« Il voit passer les écrivains, il les regarde, il les touche, il les entend. C'est le Ciel ! (Il a bien tort). Je l'aime, à cause de cette ferveur, quelques fois excessive et mal orientée, mais la ferveur est le fruit rarissime des belles âmes. Et Denoël a une belle âme », ainsi Henri Bosco parle-t-il de son ami Jean Denoël, dans une lettre à François Bonjean du 9 mai 1942. A cette époque, Henri Bosco et Jean Denoël n’entretiennent encore qu’une relation épistolaire, comme Jean Denoël en entretient avec de très nombreux écrivains. Leurs premiers échanges semblent dater de 1936. Ils ont comme amis communs Christian Funck-Brentano, Armand Guibert, Jean Grenier, René Janon, les membres du comité de rédaction de la revue « Aguedal ».
Ils se rencontrent physiquement probablement en 1943 quand Denoël est mobilisé à Casablanca, Henri Bosco l’accompagne de ces lettres lors de sa difficile mobilisation : « Denoël, tout près des lignes, mène une vie cruelle, au milieu de tous ses blessés. Il m'écrit de courtes et pathétiques cartes. Ecrivez-lui. C'est une très belle âme. » demande-t-il à Jules Roy, dans une lettre du 8 mai 1943. C’est un peu plus tard qu’ils se fréquenteront intensément : « Nous voyons assez souvent Denoël que nous aimons bien. Il nous a appris
qu'une nouvelle revue politico-littéraire allait paraître à Alger, patronnée par Gide, avec le concours d'Alazard, d'Hytier et dirigée par Amrouche [L’Arche]» (Lettre à Jules Roy, 1er aout 1943).

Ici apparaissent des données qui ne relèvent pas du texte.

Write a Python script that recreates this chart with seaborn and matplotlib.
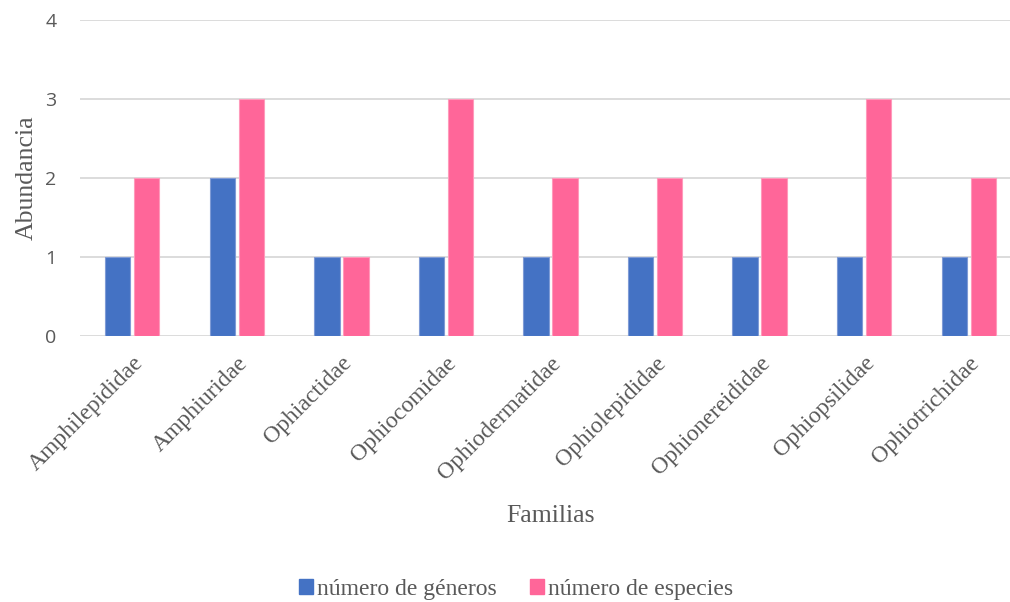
import matplotlib
matplotlib.use("Agg")
import matplotlib.pyplot as plt
from matplotlib.patches import Patch
import pandas as pd
import seaborn as sns

# Families of brittle stars and their counts
familias = ["Amphilepididae", "Amphiuridae", "Ophiactidae", "Ophiocomidae",
            "Ophiodermatidae", "Ophiolepididae", "Ophionereididae",
            "Ophiopsilidae", "Ophiotrichidae"]
num_generos = [1, 2, 1, 1, 1, 1, 1, 1, 1]
num_especies = [2, 3, 1, 3, 2, 2, 2, 3, 2]
series = ["número de géneros", "número de especies"]
colores = ["#4472C4", "#FF6699"]
bordes = ["#7F9BD6", "#FF9ABB"]
y_ticks = [0, 1, 2, 3, 4]

df = pd.DataFrame({
    "Familias": familias * 2,
    "Serie": [series[0]] * len(familias) + [series[1]] * len(familias),
    "Abundancia": num_generos + num_especies,
})

sns.set_theme(style="white")
serif = ["Liberation Serif", "DejaVu Serif"]
sans = ["Open Sans", "DejaVu Sans"]
gris = "#595959"

W, H = 1010, 602
fig = plt.figure(figsize=(W / 100, H / 100), dpi=100)
left, right, top, bottom = 80, 1021, 20, 336
ax = fig.add_axes([left / W, 1 - bottom / H, (right - left) / W, (bottom - top) / H])

sns.barplot(data=df, x="Familias", y="Abundancia", hue="Serie",
            hue_order=series, palette=colores, saturation=1, width=0.555,
            gap=0.13, dodge=True, legend=False, ax=ax, zorder=3)

# thin lighter outline per series
n = len(familias)
for i, bar in enumerate(ax.patches[:2 * n]):
    bar.set_edgecolor(bordes[i // n])
    bar.set_linewidth(0.8)

ax.set_ylim(0, 4)
ax.set_xlim(-0.5, len(familias) - 0.5)
ax.set_yticks(y_ticks)
ax.set_yticklabels([str(v) for v in y_ticks], family=sans, fontsize=14, color=gris)
ax.set_xticks(range(len(familias)))
ax.set_xticklabels(familias, family=serif, fontsize=17, color=gris,
                   rotation=45, ha="right", va="top", rotation_mode="anchor")
ax.tick_params(axis="x", length=0, pad=12)
ax.tick_params(axis="y", length=0, pad=17)

ax.grid(axis="y", color="#D9D9D9", linewidth=1.3, zorder=0)
ax.grid(axis="x", visible=False)
for s in ["top", "right", "left", "bottom"]:
    ax.spines[s].set_visible(False)

ax.set_ylabel("Abundancia", family=serif, fontsize=18.5, color=gris)
ax.yaxis.set_label_coords(-0.045, 0.5)
ax.set_xlabel("Familias", family=serif, fontsize=18.5, color=gris, va="top")
ax.xaxis.set_label_coords(0.5, -0.535)

handles = [Patch(facecolor=c, edgecolor=c) for c in colores]
fig.legend(handles, series, loc="center", bbox_to_anchor=(516 / W, 1 - 589 / H),
           ncol=2, frameon=False, handlelength=0.6, handleheight=0.6,
           handletextpad=0.15, columnspacing=1.4,
           prop={"family": serif, "size": 17}, labelcolor=gris)

fig.savefig("out.png", dpi=100)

Après la guerre, Jean Denoël présente Henri Bosco à Florence Jay Gould, en 1947, et si Henri Bosco participe à quelques « déjeuners du jeudi » à Paris, ils se voient surtout lors des séjours de la milliardaire sur la Côte d’Azur.
Jean Denoël et Henri Bosco se retrouvent dans leur foi catholique profonde, ainsi que dans leur amitié pour Max Jacob : ainsi Jean Denoël compose-t-il un premier numéro « Hommage à Max Jacob » en 1939, qui devient le « Tombeau de Max Jacob » en 1944 après la mort de celui-ci. Dans une lettre du 9 mars 1967 à Henri Bosco, Jean Denoël revient sur la cérémonie du 23e anniversaire de la mort de Max Jacob à l’abbaye de Saint-Benoît-sur-Loire, nous donnant par ailleurs des éléments sur leurs premiers échanges : « Dimanche, nous étions une centaine à St Benoît pour le 23e anniversaire de la mort de M. J. : ferveur. / J'ai lu aux moines de l'abbaye la Prière (C'est la Prière du Vendredi Saint) de l'Abbé Chichambre d'un certain Henri Bosco et qu'il m'avait donnée en 1936. Ils ont été bouleversés, le père Prieur voudrait la publier dans la Renaissance de Fleury pour Pâques - dites-moi. » Le Père Prieure évoqué c’est le R. P. Grégoire directeur de publication de « Renaissance de Fleury » : ainsi par l’entremise de Jean Denoël, Henri Bosco participe au numéro hommage avec un article hommage « Max Jacob et la Croix », qui donne son nom à ce numéro spécial. Denoël seconde plus tard le R. P. Grégoire pour le numéro spécial de « Renaissance de Fleury » de Pâques 1970, « Spiritualité d’Henri Bosco ».